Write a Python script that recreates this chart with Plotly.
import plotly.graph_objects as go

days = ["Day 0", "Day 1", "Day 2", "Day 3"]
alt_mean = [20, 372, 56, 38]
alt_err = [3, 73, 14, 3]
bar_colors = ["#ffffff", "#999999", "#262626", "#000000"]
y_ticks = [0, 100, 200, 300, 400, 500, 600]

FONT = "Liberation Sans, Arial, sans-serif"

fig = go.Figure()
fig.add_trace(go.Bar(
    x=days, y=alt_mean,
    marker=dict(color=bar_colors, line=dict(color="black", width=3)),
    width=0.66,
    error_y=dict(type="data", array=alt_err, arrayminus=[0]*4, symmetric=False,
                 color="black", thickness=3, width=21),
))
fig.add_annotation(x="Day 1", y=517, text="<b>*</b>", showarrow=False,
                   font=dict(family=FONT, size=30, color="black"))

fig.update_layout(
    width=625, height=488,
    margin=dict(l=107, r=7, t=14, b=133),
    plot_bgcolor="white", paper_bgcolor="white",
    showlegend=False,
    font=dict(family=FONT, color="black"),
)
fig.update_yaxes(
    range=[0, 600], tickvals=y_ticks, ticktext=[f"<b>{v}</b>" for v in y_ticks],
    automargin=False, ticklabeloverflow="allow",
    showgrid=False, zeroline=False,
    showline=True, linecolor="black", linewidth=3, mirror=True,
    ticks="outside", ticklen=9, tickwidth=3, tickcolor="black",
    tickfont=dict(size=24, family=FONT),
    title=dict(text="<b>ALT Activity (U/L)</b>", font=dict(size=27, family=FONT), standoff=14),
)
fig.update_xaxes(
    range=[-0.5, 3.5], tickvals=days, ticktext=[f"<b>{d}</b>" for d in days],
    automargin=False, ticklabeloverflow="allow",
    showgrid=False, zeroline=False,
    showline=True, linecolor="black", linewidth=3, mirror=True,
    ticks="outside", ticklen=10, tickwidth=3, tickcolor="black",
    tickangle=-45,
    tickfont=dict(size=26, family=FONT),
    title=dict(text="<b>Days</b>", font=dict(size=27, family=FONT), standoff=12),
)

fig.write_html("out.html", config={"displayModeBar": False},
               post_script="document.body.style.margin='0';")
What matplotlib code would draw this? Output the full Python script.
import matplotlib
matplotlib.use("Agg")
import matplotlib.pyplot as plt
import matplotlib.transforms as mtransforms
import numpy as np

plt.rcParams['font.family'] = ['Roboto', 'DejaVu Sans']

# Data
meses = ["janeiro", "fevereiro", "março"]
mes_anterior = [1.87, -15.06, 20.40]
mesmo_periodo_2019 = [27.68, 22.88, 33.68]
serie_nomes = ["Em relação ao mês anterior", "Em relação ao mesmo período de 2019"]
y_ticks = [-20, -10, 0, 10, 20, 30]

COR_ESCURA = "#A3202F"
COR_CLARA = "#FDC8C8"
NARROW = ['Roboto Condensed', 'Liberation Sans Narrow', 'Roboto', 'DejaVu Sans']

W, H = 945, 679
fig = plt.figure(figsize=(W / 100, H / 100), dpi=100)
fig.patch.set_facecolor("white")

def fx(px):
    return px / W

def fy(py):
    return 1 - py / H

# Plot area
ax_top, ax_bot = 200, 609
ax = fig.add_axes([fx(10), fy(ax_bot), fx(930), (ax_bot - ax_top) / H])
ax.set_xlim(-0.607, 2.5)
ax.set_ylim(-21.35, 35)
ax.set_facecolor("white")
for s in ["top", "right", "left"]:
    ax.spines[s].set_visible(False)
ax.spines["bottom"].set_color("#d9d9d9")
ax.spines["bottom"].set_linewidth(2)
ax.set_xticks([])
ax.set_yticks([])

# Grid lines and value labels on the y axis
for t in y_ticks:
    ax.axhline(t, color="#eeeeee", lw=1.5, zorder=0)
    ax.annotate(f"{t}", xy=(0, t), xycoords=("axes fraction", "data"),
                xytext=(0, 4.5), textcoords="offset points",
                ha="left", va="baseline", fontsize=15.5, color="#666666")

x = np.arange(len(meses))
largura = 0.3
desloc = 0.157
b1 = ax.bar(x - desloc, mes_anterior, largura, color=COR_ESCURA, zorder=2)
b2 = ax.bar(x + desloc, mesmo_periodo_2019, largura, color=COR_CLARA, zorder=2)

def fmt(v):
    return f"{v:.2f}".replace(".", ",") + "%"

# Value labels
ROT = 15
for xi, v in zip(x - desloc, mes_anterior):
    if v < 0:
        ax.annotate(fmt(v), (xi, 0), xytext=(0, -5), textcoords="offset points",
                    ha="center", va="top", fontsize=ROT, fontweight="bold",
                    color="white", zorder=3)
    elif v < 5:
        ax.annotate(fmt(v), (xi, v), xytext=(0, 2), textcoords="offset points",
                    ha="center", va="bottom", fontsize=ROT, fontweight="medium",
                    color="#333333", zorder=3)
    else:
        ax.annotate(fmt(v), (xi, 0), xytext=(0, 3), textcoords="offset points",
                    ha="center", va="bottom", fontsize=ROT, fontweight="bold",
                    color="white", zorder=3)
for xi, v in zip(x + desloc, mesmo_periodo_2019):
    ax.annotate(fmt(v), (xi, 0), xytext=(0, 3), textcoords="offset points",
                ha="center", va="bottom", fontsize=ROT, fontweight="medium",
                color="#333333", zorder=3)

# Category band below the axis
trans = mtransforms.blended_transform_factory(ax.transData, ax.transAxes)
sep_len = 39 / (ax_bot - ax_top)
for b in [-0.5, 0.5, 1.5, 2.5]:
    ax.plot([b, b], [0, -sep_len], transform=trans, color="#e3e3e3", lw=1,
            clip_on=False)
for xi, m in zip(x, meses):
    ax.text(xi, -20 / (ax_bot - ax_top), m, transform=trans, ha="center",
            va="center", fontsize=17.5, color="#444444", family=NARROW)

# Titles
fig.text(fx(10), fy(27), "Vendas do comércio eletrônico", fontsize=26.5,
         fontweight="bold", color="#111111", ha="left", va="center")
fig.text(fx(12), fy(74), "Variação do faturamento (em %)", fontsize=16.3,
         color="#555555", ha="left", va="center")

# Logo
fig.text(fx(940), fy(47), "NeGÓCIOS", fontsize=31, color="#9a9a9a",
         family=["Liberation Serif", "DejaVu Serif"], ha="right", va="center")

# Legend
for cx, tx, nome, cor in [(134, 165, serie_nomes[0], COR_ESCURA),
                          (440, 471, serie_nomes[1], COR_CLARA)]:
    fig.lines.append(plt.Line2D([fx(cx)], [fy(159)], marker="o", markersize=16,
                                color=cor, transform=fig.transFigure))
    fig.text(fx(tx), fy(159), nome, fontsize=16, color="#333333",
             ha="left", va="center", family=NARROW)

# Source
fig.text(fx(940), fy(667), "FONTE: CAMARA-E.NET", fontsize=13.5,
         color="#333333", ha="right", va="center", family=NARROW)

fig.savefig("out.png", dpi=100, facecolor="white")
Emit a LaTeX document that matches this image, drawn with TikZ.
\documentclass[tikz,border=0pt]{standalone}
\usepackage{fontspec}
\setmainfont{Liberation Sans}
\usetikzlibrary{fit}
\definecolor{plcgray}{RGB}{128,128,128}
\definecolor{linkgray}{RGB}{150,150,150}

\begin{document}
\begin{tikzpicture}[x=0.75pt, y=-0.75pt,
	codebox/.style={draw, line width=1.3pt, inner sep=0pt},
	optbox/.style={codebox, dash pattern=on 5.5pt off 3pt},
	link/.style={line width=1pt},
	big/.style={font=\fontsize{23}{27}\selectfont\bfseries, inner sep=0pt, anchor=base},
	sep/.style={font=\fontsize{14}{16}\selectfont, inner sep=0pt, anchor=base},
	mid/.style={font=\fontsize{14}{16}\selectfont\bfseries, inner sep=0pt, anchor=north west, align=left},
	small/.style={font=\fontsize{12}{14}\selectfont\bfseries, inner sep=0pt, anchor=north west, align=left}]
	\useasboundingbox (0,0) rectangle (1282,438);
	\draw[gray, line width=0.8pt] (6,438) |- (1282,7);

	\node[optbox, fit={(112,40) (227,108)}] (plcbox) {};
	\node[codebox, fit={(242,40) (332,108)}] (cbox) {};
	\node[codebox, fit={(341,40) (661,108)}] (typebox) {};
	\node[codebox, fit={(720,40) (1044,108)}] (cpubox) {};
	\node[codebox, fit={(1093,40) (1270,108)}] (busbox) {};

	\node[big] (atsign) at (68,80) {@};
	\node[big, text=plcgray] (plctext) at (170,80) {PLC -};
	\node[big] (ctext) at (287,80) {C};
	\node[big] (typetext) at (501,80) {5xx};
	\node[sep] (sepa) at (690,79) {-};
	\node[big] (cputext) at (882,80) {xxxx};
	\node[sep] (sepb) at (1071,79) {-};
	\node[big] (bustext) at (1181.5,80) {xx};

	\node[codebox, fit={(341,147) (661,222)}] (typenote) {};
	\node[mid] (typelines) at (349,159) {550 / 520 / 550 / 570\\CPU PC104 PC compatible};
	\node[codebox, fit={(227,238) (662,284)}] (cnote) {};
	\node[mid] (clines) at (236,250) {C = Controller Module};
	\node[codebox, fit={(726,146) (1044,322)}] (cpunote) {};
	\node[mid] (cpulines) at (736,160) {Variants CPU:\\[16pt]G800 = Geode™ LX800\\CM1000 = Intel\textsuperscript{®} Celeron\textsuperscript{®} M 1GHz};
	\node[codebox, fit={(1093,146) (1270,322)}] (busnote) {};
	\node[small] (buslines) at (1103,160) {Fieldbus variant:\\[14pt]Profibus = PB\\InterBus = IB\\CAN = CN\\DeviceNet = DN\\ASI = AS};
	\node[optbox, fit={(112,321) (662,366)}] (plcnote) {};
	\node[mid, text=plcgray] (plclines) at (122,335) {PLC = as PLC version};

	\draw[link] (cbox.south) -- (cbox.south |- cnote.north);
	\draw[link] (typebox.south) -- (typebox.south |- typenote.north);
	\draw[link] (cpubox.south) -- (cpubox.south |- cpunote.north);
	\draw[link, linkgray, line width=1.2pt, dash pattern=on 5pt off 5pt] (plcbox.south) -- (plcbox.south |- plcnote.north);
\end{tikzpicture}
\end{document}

........

* Task description *
Transcribe each line of the data above, unaltered, from the one where "Emit a LaTeX" appears to the one where "(bustext) at (1181.5,80)" appears, inclusive of both.

* Problem solution *
Emit a LaTeX document that matches this image, drawn with TikZ.
\documentclass[tikz,border=0pt]{standalone}
\usepackage{fontspec}
\setmainfont{Liberation Sans}
\usetikzlibrary{fit}
\definecolor{plcgray}{RGB}{128,128,128}
\definecolor{linkgray}{RGB}{150,150,150}

\begin{document}
\begin{tikzpicture}[x=0.75pt, y=-0.75pt,
	codebox/.style={draw, line width=1.3pt, inner sep=0pt},
	optbox/.style={codebox, dash pattern=on 5.5pt off 3pt},
	link/.style={line width=1pt},
	big/.style={font=\fontsize{23}{27}\selectfont\bfseries, inner sep=0pt, anchor=base},
	sep/.style={font=\fontsize{14}{16}\selectfont, inner sep=0pt, anchor=base},
	mid/.style={font=\fontsize{14}{16}\selectfont\bfseries, inner sep=0pt, anchor=north west, align=left},
	small/.style={font=\fontsize{12}{14}\selectfont\bfseries, inner sep=0pt, anchor=north west, align=left}]
	\useasboundingbox (0,0) rectangle (1282,438);
	\draw[gray, line width=0.8pt] (6,438) |- (1282,7);

	\node[optbox, fit={(112,40) (227,108)}] (plcbox) {};
	\node[codebox, fit={(242,40) (332,108)}] (cbox) {};
	\node[codebox, fit={(341,40) (661,108)}] (typebox) {};
	\node[codebox, fit={(720,40) (1044,108)}] (cpubox) {};
	\node[codebox, fit={(1093,40) (1270,108)}] (busbox) {};

	\node[big] (atsign) at (68,80) {@};
	\node[big, text=plcgray] (plctext) at (170,80) {PLC -};
	\node[big] (ctext) at (287,80) {C};
	\node[big] (typetext) at (501,80) {5xx};
	\node[sep] (sepa) at (690,79) {-};
	\node[big] (cputext) at (882,80) {xxxx};
	\node[sep] (sepb) at (1071,79) {-};
	\node[big] (bustext) at (1181.5,80) {xx};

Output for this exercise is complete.